Just a few days ago, my colleague, Michael O’Brien, posted an item on a letter written by the HR Policy Association, and sent to U.S. Department of Labor Secretary Thomas Perez, that expressed HRPA’s concern over President Obama’s use of executive orders. Well, it didn’t take long for the administration to respond yesterday with one more EO, this one requiring federal contractors to disclose their labor-law violations during the past three years.
The president’s latest such order, named Fair Pay and Safe Workplaces, states …
For procurement contracts for goods and services, including construction, where the estimated value of the supplies acquired and services required exceeds $500,000, each agency shall ensure that provisions in solicitations require that the offeror represent, to the best of the offeror’s knowledge and belief, whether there has been any administrative merits determination, arbitral award or decision, or civil judgment, as defined in guidance issued by the Department of Labor, rendered against the offeror within the preceding 3-year period for violations of any of the following labor laws and Executive Orders … .”
According a White House Fact Sheet, the EO will “ensure that the worst actors, who repeatedly violate the rights of their workers and put them in danger, don’t get contracts and thus can’t delay important projects and waste taxpayer money.”
Federal agencies, the Fact Sheet states, will require prospective contractors to disclose labor-law violations involving 14 covered federal statutes and equivalent state laws, including those addressing wage and hour, safety and health, collective bargaining, family and medical leave, and civil-rights protections. Agencies will also require contractors to collect similar information from many of their subcontractors.
“Contracting officers will take into account only the most egregious violations, and each agency will designate a senior official as a Labor Compliance Advisor to provide consistent guidance on whether contractors’ actions rise to the level of a lack of integrity or business ethics,” the Fact Sheet explains.
The White House reports that the “vast majority of federal contractors have clean records.” But it also references a 2010 Government Accountability Office report that found almost two-thirds of the 50 largest wage-and-hour violations and almost 40 percent of the 50 largest workplace health-and-safety penalties issued between FY 2005 and FY 2009 were at companies that went on to receive new government contracts.
In case you’re wondering, the Department of Labor estimates that there are roughly 24,000 businesses with federal contracts, employing about 28 million workers.
Other provisions in the EO include requiring contractors to “give their employees information concerning their hours worked, overtime hours, pay and any additions to or deductions made from their pay, so workers can be sure they’re getting paid what they’re owed” as well as directing the General Services Administration to “develop a single website for contractors to meet their reporting requirements—for this order and for other contractor reporting.”
Mickey Silberman, a managing shareholder in Jackson Lewis’ Denver office, wrote in a blog post yesterday that the EO’s provisions don’t come as a huge surprise, with one exception—a section prohibiting contractors and subcontractors from requiring that new employees enter into pre-dispute mandatory arbitration agreements. “Many employers require employees to sign arbitration agreements at the outset of employment,” he writes. “This provision of the EO is a ‘game changer’ that government contractors and subcontractors must review and determine how to respond.”
It is possible, Silberman continues, that employers “will bring litigation challenging this provision of the EO.”
Littler Shareholder Michael J. Lotito, co-chair of Littler’s Workplace Policy Institute, shared with me similar sentiments.

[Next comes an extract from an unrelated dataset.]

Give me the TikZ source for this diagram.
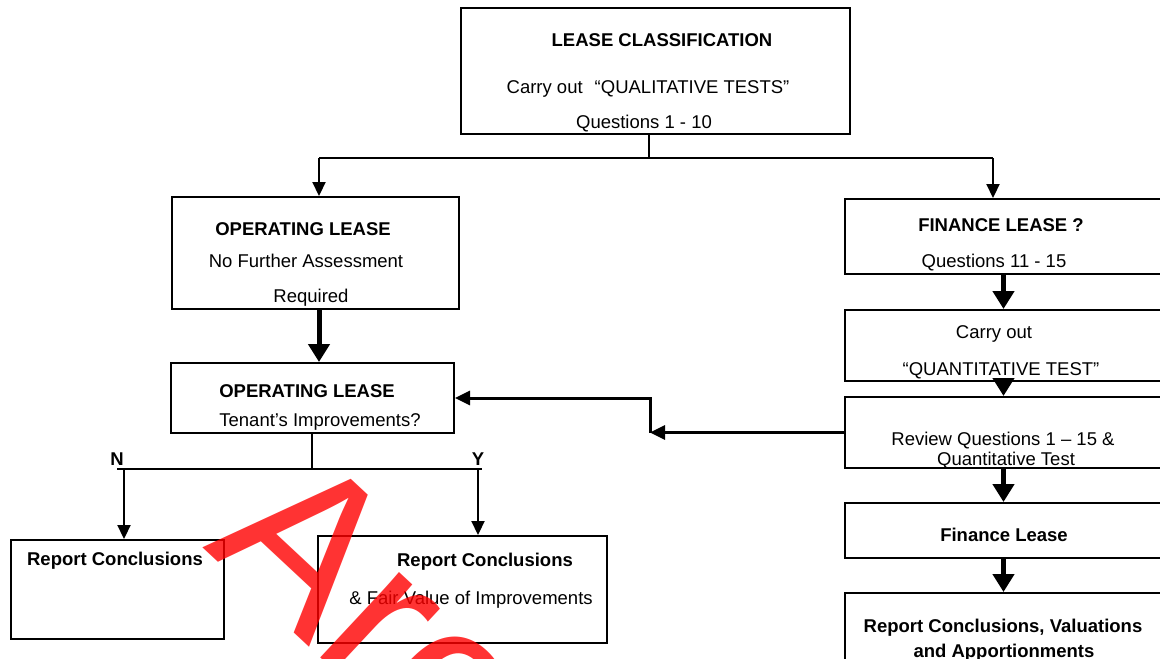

Government contractors are easy targets for more and more regulation, Lotito said. “The EO process engaging in these types of rules and regulations has been challenged on different grounds and will most certainly be again over the next several months. Even assuming the intent is sincere behind the proposals, they are subject to such abuse.”
Lotito added that “one always has to wonder how much of this is about politics and generating interest in the base between now and November.”
Guess we’ll have to wait to see if Silberman and Lotito’s predictions eventually come to pass. But there’s at least one thing we do know for sure—the Obama administration is showing no signs of letting up on its efforts to issue EOs targeted at the workplace.